Posted by: Ebbineting Unoter9879   2006-02-27 15:40  

#8  All new X planes have glitches and bugs to work out. And yes of course there is insane number of moving parts in such equipment that must all move and act right.

The bottom line thou is how you use such equipment. The Osprey will not be making vertical landing in hot zones were you may risk sending a helicopter. However from base to base or secured landing zones they would be ideal. We lose a lot of helicopters because they have to fly long low altitude from here to their. The Osprey can take off short takeoff or even vertical go level then fly high altitude safe from ground fire to location (huge improvement in itself then add the multiplied range increase).

Posted by: C-Low   2006-02-27 15:23  

#7  its the size of the big helos especially an osprey that bothers me - even the worst Jihadi with an ak couldnt miss one of these behemoths trying to fast rope in a team of spec forces or whatever - unless the whole fckin thin g is tottaly 50'cal proof it gonna be a disaster taking them into frontline combat ,i'd rather go in on a fckin parachute then something like a chinook or CH-53 or osprey, simply to big to slow to low, big bullet magnet arghhh
Posted by: ShepUK   2006-02-27 15:18  

#6  I understood that Ospreys were so complicated that only the computer could fly it. That being said, what pilot error ?
Posted by: wxjames   2006-02-27 15:12  

#5  I wonder if the "fanwing" aircraft will ever get developed as a heavy lift alternative. I can't say I'm very fond of their basic design, which I think would could improve a hundred fold. But there still might be something there.

www.fanwing.com
Posted by: Anonymoose   2006-02-27 14:50  

#4  Ditto AP's comments: several years working on choppers and yeah the 46 needs the blades synched up to work right. i still can't understand the added complexity of a) folding props, and b) folding wings even tho' space is precious on board the ships. if the birds stay 'up' then the space isn't needed for maintenance, but i think there is going to be an awful lot of 'stiff-winged' ospreys out there.
just the humbel opinion of a 26 year Navy Fixed and Rotary winged wrench twister.
Posted by: USN, ret.   2006-02-27 14:44  

#3  The one thing about helicopters is that a lot of things have to go right to keep them airborne and under control. They are a flock of parts flying in perfect formation. Now add more linkages and rotate the whole rotor disc and you will need a whole bunch of things to go right.

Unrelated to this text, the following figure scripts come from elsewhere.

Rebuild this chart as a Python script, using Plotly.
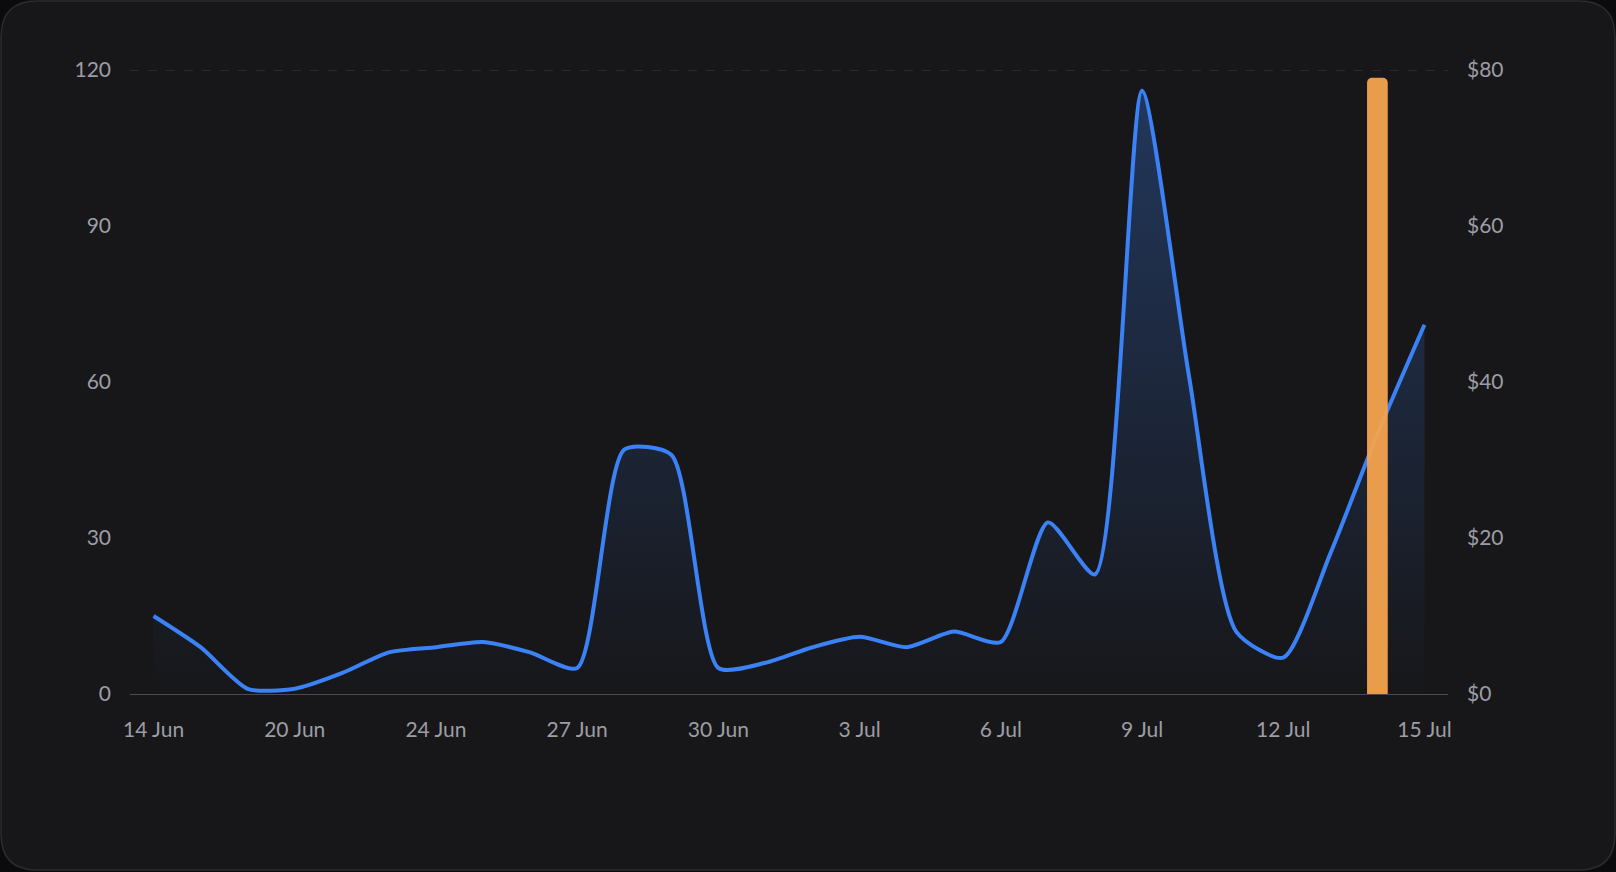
import plotly.graph_objects as go

# ---- data ----
tick_labels = ["14 Jun", "20 Jun", "24 Jun", "27 Jun", "30 Jun", "3 Jul", "6 Jul", "9 Jul", "12 Jul", "15 Jul"]
points = list(range(28))            # data points (every 3rd one labelled)
tick_points = list(range(0, 28, 3))
volume = [15, 9, 1, 1, 4, 8, 9, 10, 8, 5,
          47, 46, 5, 6, 9, 11, 9, 12, 10, 33,
          23, 116, 61, 12, 7, 27, 50, 71]
price = [0] * 26 + [79, 0]
left_ticks = [0, 30, 60, 90, 120]
right_ticks = [0, 20, 40, 60, 80]
right_tick_text = ["$0", "$20", "$40", "$60", "$80"]

# ---- layout geometry (pixels) ----
W, H = 1616, 872
ML, MR, MT, MB = 130, 168, 70, 178
PW, PH = W - ML - MR, H - MT - MB

def px(x):
    return (x - ML) / PW

def py(y):
    return (H - MB - y) / PH

def card_path(x0, y0, x1, y1, r):
    return (f"M {px(x0 + r)},{py(y0)} L {px(x1 - r)},{py(y0)} "
            f"Q {px(x1)},{py(y0)} {px(x1)},{py(y0 + r)} "
            f"L {px(x1)},{py(y1 - r)} Q {px(x1)},{py(y1)} {px(x1 - r)},{py(y1)} "
            f"L {px(x0 + r)},{py(y1)} Q {px(x0)},{py(y1)} {px(x0)},{py(y1 - r)} "
            f"L {px(x0)},{py(y0 + r)} Q {px(x0)},{py(y0)} {px(x0 + r)},{py(y0)} Z")

TXT = "#9d9da4"
FONT = "Lato"

fig = go.Figure()
fig.add_trace(go.Scatter(
    x=points, y=volume, mode="lines",
    line=dict(color="#3b82f6", width=4, shape="spline", smoothing=0.65),
    fill="tozeroy",
    fillgradient=dict(type="vertical",
                      colorscale=[[0, "rgba(59,130,246,0.0)"], [1, "rgba(59,130,246,0.30)"]]),
    hoverinfo="skip", showlegend=False,
))
fig.add_trace(go.Bar(
    x=points, y=price, yaxis="y2", width=0.44,
    marker=dict(color="rgba(244,163,77,0.95)", line=dict(width=0)),
    hoverinfo="skip", showlegend=False,
))

fig.update_layout(
    width=W, height=H,
    margin=dict(l=ML, r=MR, t=MT, b=MB),
    paper_bgcolor="#0b0b0d",
    plot_bgcolor="rgba(0,0,0,0)",
    barcornerradius=5,
    font=dict(family=FONT, color=TXT, size=21),
    xaxis=dict(range=[-0.5, 27.5], tickmode="array", tickvals=tick_points, ticktext=tick_labels,
               showgrid=False, zeroline=False, showline=True, linecolor="#4a4a50", linewidth=1.2,
               ticks="", ticklabelstandoff=17, tickfont=dict(size=21, color=TXT, family=FONT)),
    yaxis=dict(range=[0, 120], tickmode="array", tickvals=left_ticks, showgrid=False,
               zeroline=False, showline=False, ticks="", ticklabelstandoff=18,
               tickfont=dict(size=21, color=TXT, family=FONT)),
    yaxis2=dict(range=[0, 80], overlaying="y", side="right", tickmode="array",
                tickvals=right_ticks, ticktext=right_tick_text, showgrid=False, zeroline=False,
                showline=False, ticks="", ticklabelstandoff=18,
                tickfont=dict(size=21, color=TXT, family=FONT)),
    shapes=[
        dict(type="path", xref="paper", yref="paper", layer="below",
             path=card_path(1, 1, 1615, 870, 36),
             fillcolor="#17171a", line=dict(color="#2c2c30", width=1.5)),
        dict(type="line", xref="paper", yref="y", x0=0, x1=1, y0=120, y1=120, layer="below",
             line=dict(color="#3a3a40", width=1, dash="dash")),
    ],
)

fig.write_html("out.html", config={"displayModeBar": False})
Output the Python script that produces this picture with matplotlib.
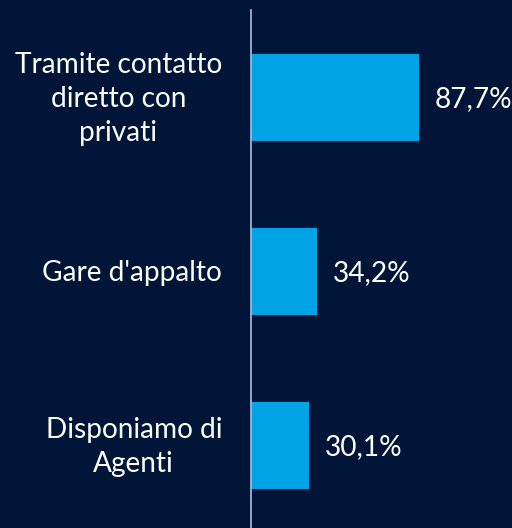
import matplotlib
matplotlib.use("Agg")
import matplotlib.pyplot as plt

CATEGORIES = ["Tramite contatto\ndiretto con\nprivati", "Gare d'appalto", "Disponiamo di\nAgenti"]
VALUES = [87.7, 34.2, 30.1]
LABELS = ["87,7%", "34,2%", "30,1%"]

BG, BAR, AXIS, INK = "#011538", "#00a3e3", "#a9c1e6", "#ffffff"

plt.rcParams["font.family"] = ["Lato", "DejaVu Sans"]

fig = plt.figure(figsize=(5.12, 5.28), dpi=100)
fig.patch.set_facecolor(BG)
ax = fig.add_axes([251 / 512, -4 / 528, 261 / 512, 522 / 528])
ax.set_facecolor(BG)

y = range(len(VALUES))
ax.barh(y, VALUES, height=0.5, color=BAR)
ax.set_xlim(0, 136.2)
ax.set_ylim(2.5, -0.5)

for i, (v, lab) in enumerate(zip(VALUES, LABELS)):
    ax.annotate(lab, (v, i), xytext=(16, -2), textcoords="offset pixels",
                ha="left", va="center", fontsize=20.2, color=INK)
for i, cat in enumerate(CATEGORIES):
    ax.annotate(cat, (0, i), xytext=(-29, -2), textcoords="offset pixels",
                ha="right", va="center", multialignment="center",
                fontsize=20.2, color=INK, linespacing=1.38)

for sp in ["top", "right", "bottom"]:
    ax.spines[sp].set_visible(False)
ax.spines["left"].set_color(AXIS)
ax.spines["left"].set_linewidth(1.2)
ax.set_xticks([])
ax.set_yticks([])

fig.savefig("out.png", dpi=100, facecolor=BG)
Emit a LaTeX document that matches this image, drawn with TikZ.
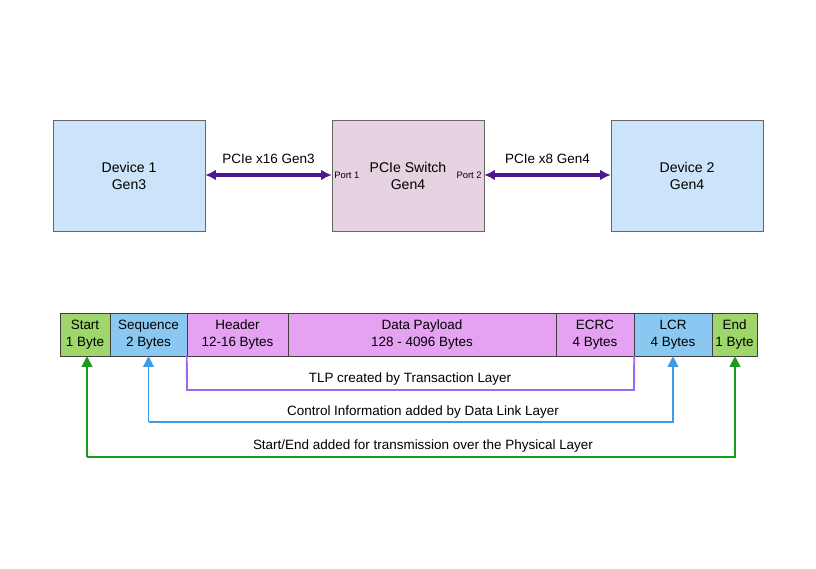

But what do I know? Ima fixed wing pilot with a limited amount of piloting helicopters, so I am a bid prejudiced, but in awe of rotary wings.
Posted by: Alaska Paul   2006-02-27 14:26  

#2  The Osprey is the wartime equivalent of a golf handicap. Guess they figured the body count was getting a little one-sided.
Posted by: BH   2006-02-27 14:08  

#1  A Marine Sargeant in our family once told me for this piece of equipment, synchronization of the rotors (especially when in 'vertical flight') is everything. The Chinook "just bucks around a bit" when things are out of whack. The Osprey flips over.